▶ Supplied data
######
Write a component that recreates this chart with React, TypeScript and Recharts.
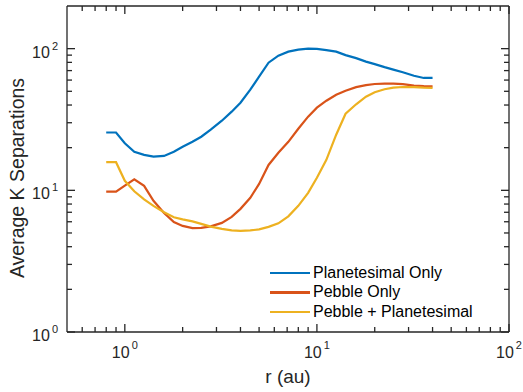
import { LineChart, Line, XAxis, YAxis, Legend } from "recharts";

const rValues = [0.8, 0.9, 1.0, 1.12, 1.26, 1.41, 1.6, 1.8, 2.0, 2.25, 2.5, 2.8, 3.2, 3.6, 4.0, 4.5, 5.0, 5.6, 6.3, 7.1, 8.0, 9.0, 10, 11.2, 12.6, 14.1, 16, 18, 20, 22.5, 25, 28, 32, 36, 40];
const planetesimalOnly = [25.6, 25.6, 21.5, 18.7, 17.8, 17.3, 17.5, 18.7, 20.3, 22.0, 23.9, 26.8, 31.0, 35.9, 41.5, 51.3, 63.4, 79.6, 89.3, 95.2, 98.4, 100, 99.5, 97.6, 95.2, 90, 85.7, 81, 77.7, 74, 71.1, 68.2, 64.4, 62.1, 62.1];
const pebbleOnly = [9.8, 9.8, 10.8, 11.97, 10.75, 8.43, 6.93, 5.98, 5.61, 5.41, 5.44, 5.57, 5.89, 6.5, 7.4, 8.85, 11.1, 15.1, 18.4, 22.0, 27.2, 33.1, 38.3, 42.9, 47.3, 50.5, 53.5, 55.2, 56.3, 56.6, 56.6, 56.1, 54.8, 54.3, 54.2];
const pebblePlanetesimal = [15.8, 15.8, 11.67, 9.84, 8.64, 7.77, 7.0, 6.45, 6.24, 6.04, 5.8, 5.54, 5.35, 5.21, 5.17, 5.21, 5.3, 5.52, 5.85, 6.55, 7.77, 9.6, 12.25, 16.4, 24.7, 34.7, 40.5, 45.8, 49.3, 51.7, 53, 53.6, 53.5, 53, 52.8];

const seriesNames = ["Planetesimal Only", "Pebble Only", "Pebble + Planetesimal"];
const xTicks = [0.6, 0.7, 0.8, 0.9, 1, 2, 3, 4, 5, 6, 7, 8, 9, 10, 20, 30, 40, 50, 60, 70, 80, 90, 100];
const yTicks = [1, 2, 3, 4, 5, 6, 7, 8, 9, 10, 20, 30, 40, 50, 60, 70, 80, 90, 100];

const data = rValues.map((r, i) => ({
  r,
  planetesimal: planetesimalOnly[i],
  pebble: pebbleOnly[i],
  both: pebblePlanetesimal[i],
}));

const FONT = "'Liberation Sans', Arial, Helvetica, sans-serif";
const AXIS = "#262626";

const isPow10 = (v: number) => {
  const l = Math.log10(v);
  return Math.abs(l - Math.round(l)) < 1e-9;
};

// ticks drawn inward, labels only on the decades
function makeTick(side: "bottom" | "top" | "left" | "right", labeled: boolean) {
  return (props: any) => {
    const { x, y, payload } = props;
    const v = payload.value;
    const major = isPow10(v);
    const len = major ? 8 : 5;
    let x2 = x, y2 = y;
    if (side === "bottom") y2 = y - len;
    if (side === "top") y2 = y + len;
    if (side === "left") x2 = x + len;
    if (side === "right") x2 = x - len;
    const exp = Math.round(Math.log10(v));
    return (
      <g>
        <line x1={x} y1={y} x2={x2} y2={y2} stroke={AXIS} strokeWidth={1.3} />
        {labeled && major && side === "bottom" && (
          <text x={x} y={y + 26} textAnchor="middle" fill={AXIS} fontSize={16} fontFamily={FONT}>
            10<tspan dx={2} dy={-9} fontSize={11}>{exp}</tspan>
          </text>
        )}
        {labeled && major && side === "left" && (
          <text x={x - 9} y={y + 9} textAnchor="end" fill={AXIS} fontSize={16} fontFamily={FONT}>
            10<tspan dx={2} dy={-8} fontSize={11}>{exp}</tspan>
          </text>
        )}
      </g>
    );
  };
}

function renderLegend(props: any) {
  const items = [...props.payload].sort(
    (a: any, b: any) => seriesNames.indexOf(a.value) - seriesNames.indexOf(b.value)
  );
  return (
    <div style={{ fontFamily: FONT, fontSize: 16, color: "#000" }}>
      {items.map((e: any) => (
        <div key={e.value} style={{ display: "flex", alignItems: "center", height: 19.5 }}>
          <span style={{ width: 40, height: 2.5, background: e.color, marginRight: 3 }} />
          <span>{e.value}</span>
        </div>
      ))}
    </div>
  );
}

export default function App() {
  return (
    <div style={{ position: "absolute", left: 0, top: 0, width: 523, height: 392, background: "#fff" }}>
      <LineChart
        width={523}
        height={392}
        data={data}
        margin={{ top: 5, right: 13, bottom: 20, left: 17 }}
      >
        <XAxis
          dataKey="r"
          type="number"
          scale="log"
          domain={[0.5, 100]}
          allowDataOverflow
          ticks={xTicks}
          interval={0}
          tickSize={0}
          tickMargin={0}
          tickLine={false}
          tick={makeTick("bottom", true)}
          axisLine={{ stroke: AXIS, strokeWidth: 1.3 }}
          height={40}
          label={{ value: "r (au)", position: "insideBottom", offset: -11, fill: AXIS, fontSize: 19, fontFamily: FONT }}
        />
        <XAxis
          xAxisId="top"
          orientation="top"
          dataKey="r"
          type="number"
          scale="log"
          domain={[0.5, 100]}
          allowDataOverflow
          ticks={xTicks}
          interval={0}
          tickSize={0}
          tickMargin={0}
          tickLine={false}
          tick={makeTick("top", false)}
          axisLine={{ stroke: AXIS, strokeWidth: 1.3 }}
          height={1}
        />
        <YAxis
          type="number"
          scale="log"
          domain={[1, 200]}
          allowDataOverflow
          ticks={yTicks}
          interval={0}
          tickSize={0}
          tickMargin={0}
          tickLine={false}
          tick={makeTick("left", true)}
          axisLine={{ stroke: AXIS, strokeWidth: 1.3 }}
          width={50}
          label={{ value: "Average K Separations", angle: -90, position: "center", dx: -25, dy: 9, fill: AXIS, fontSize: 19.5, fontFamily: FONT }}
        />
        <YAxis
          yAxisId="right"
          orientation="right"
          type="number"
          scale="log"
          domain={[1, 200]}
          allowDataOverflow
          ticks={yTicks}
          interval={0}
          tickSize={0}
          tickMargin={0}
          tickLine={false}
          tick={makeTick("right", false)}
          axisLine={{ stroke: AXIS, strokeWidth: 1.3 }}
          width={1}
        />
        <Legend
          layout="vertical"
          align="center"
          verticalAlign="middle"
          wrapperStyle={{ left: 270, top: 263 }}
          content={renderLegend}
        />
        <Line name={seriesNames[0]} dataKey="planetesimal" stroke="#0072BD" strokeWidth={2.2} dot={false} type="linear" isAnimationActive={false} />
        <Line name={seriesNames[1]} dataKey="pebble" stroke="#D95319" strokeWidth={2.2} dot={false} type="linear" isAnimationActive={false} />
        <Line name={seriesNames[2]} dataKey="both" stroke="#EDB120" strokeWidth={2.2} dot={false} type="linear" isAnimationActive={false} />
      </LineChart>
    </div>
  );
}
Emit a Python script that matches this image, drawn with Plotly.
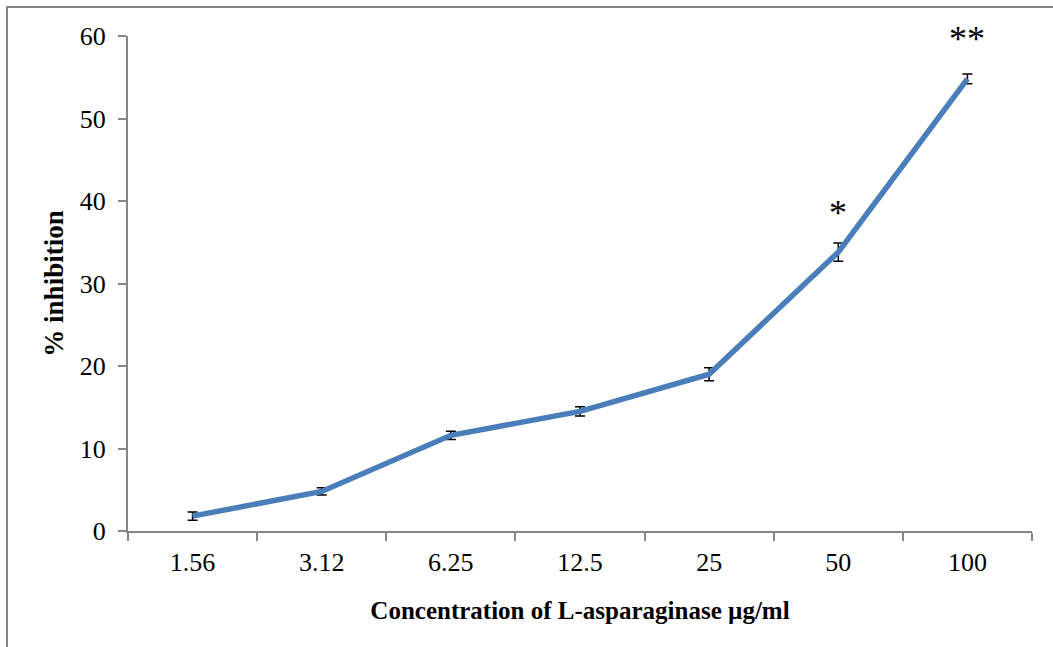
######
▶ What this task involves
Retype each line of the listing above word for word. Exclude the pictures.

▶ Solution to this exercise
Write a component that recreates this chart with React, TypeScript and Recharts.
import { LineChart, Line, XAxis, YAxis, Legend } from "recharts";

const rValues = [0.8, 0.9, 1.0, 1.12, 1.26, 1.41, 1.6, 1.8, 2.0, 2.25, 2.5, 2.8, 3.2, 3.6, 4.0, 4.5, 5.0, 5.6, 6.3, 7.1, 8.0, 9.0, 10, 11.2, 12.6, 14.1, 16, 18, 20, 22.5, 25, 28, 32, 36, 40];
const planetesimalOnly = [25.6, 25.6, 21.5, 18.7, 17.8, 17.3, 17.5, 18.7, 20.3, 22.0, 23.9, 26.8, 31.0, 35.9, 41.5, 51.3, 63.4, 79.6, 89.3, 95.2, 98.4, 100, 99.5, 97.6, 95.2, 90, 85.7, 81, 77.7, 74, 71.1, 68.2, 64.4, 62.1, 62.1];
const pebbleOnly = [9.8, 9.8, 10.8, 11.97, 10.75, 8.43, 6.93, 5.98, 5.61, 5.41, 5.44, 5.57, 5.89, 6.5, 7.4, 8.85, 11.1, 15.1, 18.4, 22.0, 27.2, 33.1, 38.3, 42.9, 47.3, 50.5, 53.5, 55.2, 56.3, 56.6, 56.6, 56.1, 54.8, 54.3, 54.2];
const pebblePlanetesimal = [15.8, 15.8, 11.67, 9.84, 8.64, 7.77, 7.0, 6.45, 6.24, 6.04, 5.8, 5.54, 5.35, 5.21, 5.17, 5.21, 5.3, 5.52, 5.85, 6.55, 7.77, 9.6, 12.25, 16.4, 24.7, 34.7, 40.5, 45.8, 49.3, 51.7, 53, 53.6, 53.5, 53, 52.8];

const seriesNames = ["Planetesimal Only", "Pebble Only", "Pebble + Planetesimal"];
const xTicks = [0.6, 0.7, 0.8, 0.9, 1, 2, 3, 4, 5, 6, 7, 8, 9, 10, 20, 30, 40, 50, 60, 70, 80, 90, 100];
const yTicks = [1, 2, 3, 4, 5, 6, 7, 8, 9, 10, 20, 30, 40, 50, 60, 70, 80, 90, 100];

const data = rValues.map((r, i) => ({
  r,
  planetesimal: planetesimalOnly[i],
  pebble: pebbleOnly[i],
  both: pebblePlanetesimal[i],
}));

const FONT = "'Liberation Sans', Arial, Helvetica, sans-serif";
const AXIS = "#262626";

const isPow10 = (v: number) => {
  const l = Math.log10(v);
  return Math.abs(l - Math.round(l)) < 1e-9;
};

// ticks drawn inward, labels only on the decades
function makeTick(side: "bottom" | "top" | "left" | "right", labeled: boolean) {
  return (props: any) => {
    const { x, y, payload } = props;
    const v = payload.value;
    const major = isPow10(v);
    const len = major ? 8 : 5;
    let x2 = x, y2 = y;
    if (side === "bottom") y2 = y - len;
    if (side === "top") y2 = y + len;
    if (side === "left") x2 = x + len;
    if (side === "right") x2 = x - len;
    const exp = Math.round(Math.log10(v));
    return (
      <g>
        <line x1={x} y1={y} x2={x2} y2={y2} stroke={AXIS} strokeWidth={1.3} />
        {labeled && major && side === "bottom" && (
          <text x={x} y={y + 26} textAnchor="middle" fill={AXIS} fontSize={16} fontFamily={FONT}>
            10<tspan dx={2} dy={-9} fontSize={11}>{exp}</tspan>
          </text>
        )}
        {labeled && major && side === "left" && (
          <text x={x - 9} y={y + 9} textAnchor="end" fill={AXIS} fontSize={16} fontFamily={FONT}>
            10<tspan dx={2} dy={-8} fontSize={11}>{exp}</tspan>
          </text>
        )}
      </g>
    );
  };
}

function renderLegend(props: any) {
  const items = [...props.payload].sort(
    (a: any, b: any) => seriesNames.indexOf(a.value) - seriesNames.indexOf(b.value)
  );
  return (
    <div style={{ fontFamily: FONT, fontSize: 16, color: "#000" }}>
      {items.map((e: any) => (
        <div key={e.value} style={{ display: "flex", alignItems: "center", height: 19.5 }}>
          <span style={{ width: 40, height: 2.5, background: e.color, marginRight: 3 }} />
          <span>{e.value}</span>
        </div>
      ))}
    </div>
  );
}

export default function App() {
  return (
    <div style={{ position: "absolute", left: 0, top: 0, width: 523, height: 392, background: "#fff" }}>
      <LineChart
        width={523}
        height={392}
        data={data}
        margin={{ top: 5, right: 13, bottom: 20, left: 17 }}
      >
        <XAxis
          dataKey="r"
          type="number"
          scale="log"
          domain={[0.5, 100]}
          allowDataOverflow
          ticks={xTicks}
          interval={0}
          tickSize={0}
          tickMargin={0}
          tickLine={false}
          tick={makeTick("bottom", true)}
          axisLine={{ stroke: AXIS, strokeWidth: 1.3 }}
          height={40}
          label={{ value: "r (au)", position: "insideBottom", offset: -11, fill: AXIS, fontSize: 19, fontFamily: FONT }}
        />
        <XAxis
          xAxisId="top"
          orientation="top"
          dataKey="r"
          type="number"
          scale="log"
          domain={[0.5, 100]}
          allowDataOverflow
          ticks={xTicks}
          interval={0}
          tickSize={0}
          tickMargin={0}
          tickLine={false}
          tick={makeTick("top", false)}
          axisLine={{ stroke: AXIS, strokeWidth: 1.3 }}
          height={1}
        />
        <YAxis
          type="number"
          scale="log"
          domain={[1, 200]}
          allowDataOverflow
          ticks={yTicks}
          interval={0}
          tickSize={0}
          tickMargin={0}
          tickLine={false}
          tick={makeTick("left", true)}
          axisLine={{ stroke: AXIS, strokeWidth: 1.3 }}
          width={50}
          label={{ value: "Average K Separations", angle: -90, position: "center", dx: -25, dy: 9, fill: AXIS, fontSize: 19.5, fontFamily: FONT }}
        />
        <YAxis
          yAxisId="right"
          orientation="right"
          type="number"
          scale="log"
          domain={[1, 200]}
          allowDataOverflow
          ticks={yTicks}
          interval={0}
          tickSize={0}
          tickMargin={0}
          tickLine={false}
          tick={makeTick("right", false)}
          axisLine={{ stroke: AXIS, strokeWidth: 1.3 }}
          width={1}
        />
        <Legend
          layout="vertical"
          align="center"
          verticalAlign="middle"
          wrapperStyle={{ left: 270, top: 263 }}
          content={renderLegend}
        />
        <Line name={seriesNames[0]} dataKey="planetesimal" stroke="#0072BD" strokeWidth={2.2} dot={false} type="linear" isAnimationActive={false} />
        <Line name={seriesNames[1]} dataKey="pebble" stroke="#D95319" strokeWidth={2.2} dot={false} type="linear" isAnimationActive={false} />
        <Line name={seriesNames[2]} dataKey="both" stroke="#EDB120" strokeWidth={2.2} dot={false} type="linear" isAnimationActive={false} />
      </LineChart>
    </div>
  );
}
Emit a Python script that matches this image, drawn with Plotly.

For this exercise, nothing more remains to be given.